Task objective: In this exercise, return the whole listing exactly, excluding any images.

Stored data:
============================================================

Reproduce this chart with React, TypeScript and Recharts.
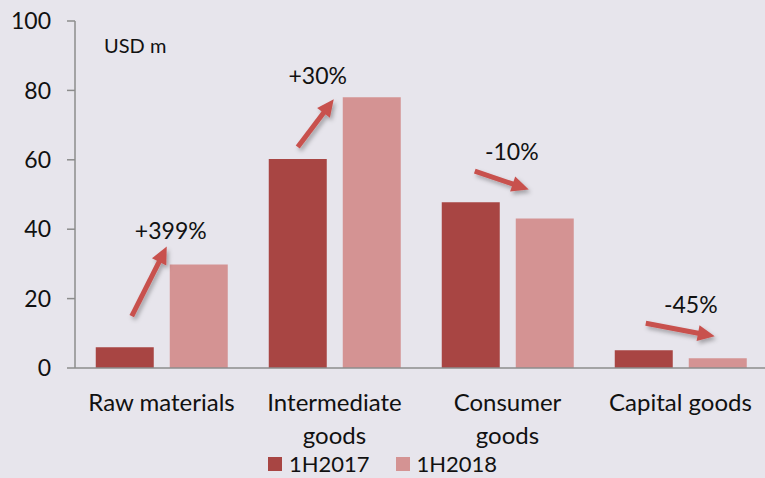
import React from "react";
import { BarChart, Bar, XAxis, YAxis, Legend } from "recharts";

const CATEGORIES = ["Raw materials", "Intermediate goods", "Consumer goods", "Capital goods"];
const TICK_LINES = [["Raw materials"], ["Intermediate", "goods"], ["Consumer", "goods"], ["Capital goods"]];
const H2017 = [6, 60.2, 47.8, 5.1];
const H2018 = [29.8, 78, 43.1, 2.8];
const CHANGES = ["+399%", "+30%", "-10%", "-45%"];
const Y_TICKS = [0, 20, 40, 60, 80, 100];

const DARK = "#A84543";
const LIGHT = "#D49393";
const ARROW = "#C8514E";
const AXIS = "#8c8c8c";
const BG = "#E7E5EC";
const FONT = "Lato, 'Noto Sans', sans-serif";
const BAR_GAP = 16;

// arrow / label placement relative to the two bars of each group
const ARROW_LAYOUT = [
  { sx: 7, sy: -31, ex: -3, ey: -18, lx: 1, ly: -34 },
  { sx: 0, sy: -12, ex: -9, ey: 2, lx: -25, ly: -21 },
  { sx: 4, sy: -31, ex: 13, ey: -29, lx: -4, ly: -66 },
  { sx: 2, sy: -27, ex: 26, ey: -22, lx: 2, ly: -53 },
];

const data = CATEGORIES.map((c, i) => ({ category: c, h2017: H2017[i], h2018: H2018[i] }));

const XTick = ({ x, y, payload }: any) => {
  const lines = TICK_LINES[payload.index] || [payload.value];
  return (
    <text x={x} y={y} textAnchor="middle" fill="#111" fontSize={24} fontFamily={FONT}>
      {lines.map((l: string, i: number) => (
        <tspan key={i} x={x} dy={i === 0 ? 43 : 33}>{l}</tspan>
      ))}
    </text>
  );
};

const ChangeArrow = (props: any) => {
  const { x, y, width, height, index } = props;
  const lay = ARROW_LAYOUT[index];
  if (!lay) return null;
  const base = y + height;
  const px = height / H2018[index];
  const top1 = base - H2017[index] * px;
  const c1 = x - BAR_GAP - width / 2;
  const x1 = c1 + lay.sx;
  const y1 = top1 + lay.sy;
  const x2 = x + lay.ex;
  const y2 = y + lay.ey;
  const dx = x2 - x1;
  const dy = y2 - y1;
  const len = Math.sqrt(dx * dx + dy * dy);
  const ux = dx / len;
  const uy = dy / len;
  const headL = 17;
  const headW = 8;
  const bx = x2 - ux * headL;
  const by = y2 - uy * headL;
  const head = `${x2},${y2} ${bx - uy * headW},${by + ux * headW} ${bx + uy * headW},${by - ux * headW}`;
  const fid = `shadow-${index}`;
  return (
    <g>
      <defs>
        <filter id={fid} x="-50%" y="-50%" width="200%" height="200%">
          <feDropShadow dx="2" dy="3" stdDeviation="2" floodColor="#000" floodOpacity="0.3" />
        </filter>
      </defs>
      <g filter={`url(#${fid})`}>
        <line x1={x1} y1={y1} x2={x2 - ux * (headL - 3)} y2={y2 - uy * (headL - 3)} stroke={ARROW} strokeWidth={5} />
        <polygon points={head} fill={ARROW} />
      </g>
      <text
        x={x + lay.lx}
        y={y + lay.ly}
        dy="0.35em"
        textAnchor="middle"
        fill="#111"
        fontSize={23}
        fontFamily={FONT}
      >
        {CHANGES[index]}
      </text>
    </g>
  );
};

const LegendContent = () => (
  <div style={{ display: "flex", justifyContent: "center", gap: 26, fontFamily: FONT, fontSize: 22, lineHeight: "22px", color: "#111" }}>
    {[["1H2017", DARK], ["1H2018", LIGHT]].map(([name, col]) => (
      <div key={name} style={{ display: "flex", alignItems: "center" }}>
        <span style={{ width: 14, height: 14, background: col, marginRight: 7, display: "inline-block" }} />
        <span>{name}</span>
      </div>
    ))}
  </div>
);

export default function App() {
  return (
    <div style={{ position: "absolute", left: 0, top: 0, width: 765, height: 478, overflow: "hidden", background: BG }}>
      <BarChart
        width={765}
        height={478}
        data={data}
        margin={{ top: 21, right: -2, bottom: 30, left: 0 }}
        barCategoryGap="12%"
        barGap={BAR_GAP}
      >
        <XAxis
          dataKey="category"
          tick={<XTick />}
          tickLine={false}
          tickSize={0}
          tickMargin={0}
          height={80}
          interval={0}
          axisLine={{ stroke: AXIS, strokeWidth: 1.5 }}
        />
        <YAxis
          width={75}
          domain={[0, 100]}
          ticks={Y_TICKS}
          interval={0}
          tickSize={8}
          tickMargin={16}
          axisLine={{ stroke: AXIS, strokeWidth: 1.5 }}
          tickLine={{ stroke: AXIS, strokeWidth: 1.5 }}
          tick={{ fill: "#111", fontSize: 23, fontFamily: FONT }}
          label={{
            content: (p: any) => (
              <text x={p.viewBox.x + p.viewBox.width + 29} y={p.viewBox.y + 32} fill="#111" fontSize={20} fontFamily={FONT}>
                USD m
              </text>
            ),
          }}
        />
        <Legend
          layout="horizontal"
          verticalAlign="middle"
          content={<LegendContent />}
          wrapperStyle={{ top: 453, left: 0, width: 765 }}
        />
        <Bar dataKey="h2017" name="1H2017" fill={DARK} isAnimationActive={false} />
        <Bar dataKey="h2018" name="1H2018" fill={LIGHT} isAnimationActive={false} label={(p: any) => <ChangeArrow {...p} />} />
      </BarChart>
    </div>
  );
}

============================================================

Written solution:
Reproduce this chart with React, TypeScript and Recharts.
import React from "react";
import { BarChart, Bar, XAxis, YAxis, Legend } from "recharts";

const CATEGORIES = ["Raw materials", "Intermediate goods", "Consumer goods", "Capital goods"];
const TICK_LINES = [["Raw materials"], ["Intermediate", "goods"], ["Consumer", "goods"], ["Capital goods"]];
const H2017 = [6, 60.2, 47.8, 5.1];
const H2018 = [29.8, 78, 43.1, 2.8];
const CHANGES = ["+399%", "+30%", "-10%", "-45%"];
const Y_TICKS = [0, 20, 40, 60, 80, 100];

const DARK = "#A84543";
const LIGHT = "#D49393";
const ARROW = "#C8514E";
const AXIS = "#8c8c8c";
const BG = "#E7E5EC";
const FONT = "Lato, 'Noto Sans', sans-serif";
const BAR_GAP = 16;

// arrow / label placement relative to the two bars of each group
const ARROW_LAYOUT = [
  { sx: 7, sy: -31, ex: -3, ey: -18, lx: 1, ly: -34 },
  { sx: 0, sy: -12, ex: -9, ey: 2, lx: -25, ly: -21 },
  { sx: 4, sy: -31, ex: 13, ey: -29, lx: -4, ly: -66 },
  { sx: 2, sy: -27, ex: 26, ey: -22, lx: 2, ly: -53 },
];

const data = CATEGORIES.map((c, i) => ({ category: c, h2017: H2017[i], h2018: H2018[i] }));

const XTick = ({ x, y, payload }: any) => {
  const lines = TICK_LINES[payload.index] || [payload.value];
  return (
    <text x={x} y={y} textAnchor="middle" fill="#111" fontSize={24} fontFamily={FONT}>
      {lines.map((l: string, i: number) => (
        <tspan key={i} x={x} dy={i === 0 ? 43 : 33}>{l}</tspan>
      ))}
    </text>
  );
};

const ChangeArrow = (props: any) => {
  const { x, y, width, height, index } = props;
  const lay = ARROW_LAYOUT[index];
  if (!lay) return null;
  const base = y + height;
  const px = height / H2018[index];
  const top1 = base - H2017[index] * px;
  const c1 = x - BAR_GAP - width / 2;
  const x1 = c1 + lay.sx;
  const y1 = top1 + lay.sy;
  const x2 = x + lay.ex;
  const y2 = y + lay.ey;
  const dx = x2 - x1;
  const dy = y2 - y1;
  const len = Math.sqrt(dx * dx + dy * dy);
  const ux = dx / len;
  const uy = dy / len;
  const headL = 17;
  const headW = 8;
  const bx = x2 - ux * headL;
  const by = y2 - uy * headL;
  const head = `${x2},${y2} ${bx - uy * headW},${by + ux * headW} ${bx + uy * headW},${by - ux * headW}`;
  const fid = `shadow-${index}`;
  return (
    <g>
      <defs>
        <filter id={fid} x="-50%" y="-50%" width="200%" height="200%">
          <feDropShadow dx="2" dy="3" stdDeviation="2" floodColor="#000" floodOpacity="0.3" />
        </filter>
      </defs>
      <g filter={`url(#${fid})`}>
        <line x1={x1} y1={y1} x2={x2 - ux * (headL - 3)} y2={y2 - uy * (headL - 3)} stroke={ARROW} strokeWidth={5} />
        <polygon points={head} fill={ARROW} />
      </g>
      <text
        x={x + lay.lx}
        y={y + lay.ly}
        dy="0.35em"
        textAnchor="middle"
        fill="#111"
        fontSize={23}
        fontFamily={FONT}
      >
        {CHANGES[index]}
      </text>
    </g>
  );
};

const LegendContent = () => (
  <div style={{ display: "flex", justifyContent: "center", gap: 26, fontFamily: FONT, fontSize: 22, lineHeight: "22px", color: "#111" }}>
    {[["1H2017", DARK], ["1H2018", LIGHT]].map(([name, col]) => (
      <div key={name} style={{ display: "flex", alignItems: "center" }}>
        <span style={{ width: 14, height: 14, background: col, marginRight: 7, display: "inline-block" }} />
        <span>{name}</span>
      </div>
    ))}
  </div>
);

export default function App() {
  return (
    <div style={{ position: "absolute", left: 0, top: 0, width: 765, height: 478, overflow: "hidden", background: BG }}>
      <BarChart
        width={765}
        height={478}
        data={data}
        margin={{ top: 21, right: -2, bottom: 30, left: 0 }}
        barCategoryGap="12%"
        barGap={BAR_GAP}
      >
        <XAxis
          dataKey="category"
          tick={<XTick />}
          tickLine={false}
          tickSize={0}
          tickMargin={0}
          height={80}
          interval={0}
          axisLine={{ stroke: AXIS, strokeWidth: 1.5 }}
        />
        <YAxis
          width={75}
          domain={[0, 100]}
          ticks={Y_TICKS}
          interval={0}
          tickSize={8}
          tickMargin={16}
          axisLine={{ stroke: AXIS, strokeWidth: 1.5 }}
          tickLine={{ stroke: AXIS, strokeWidth: 1.5 }}
          tick={{ fill: "#111", fontSize: 23, fontFamily: FONT }}
          label={{
            content: (p: any) => (
              <text x={p.viewBox.x + p.viewBox.width + 29} y={p.viewBox.y + 32} fill="#111" fontSize={20} fontFamily={FONT}>
                USD m
              </text>
            ),
          }}
        />
        <Legend
          layout="horizontal"
          verticalAlign="middle"
          content={<LegendContent />}
          wrapperStyle={{ top: 453, left: 0, width: 765 }}
        />
        <Bar dataKey="h2017" name="1H2017" fill={DARK} isAnimationActive={false} />
        <Bar dataKey="h2018" name="1H2018" fill={LIGHT} isAnimationActive={false} label={(p: any) => <ChangeArrow {...p} />} />
      </BarChart>
    </div>
  );
}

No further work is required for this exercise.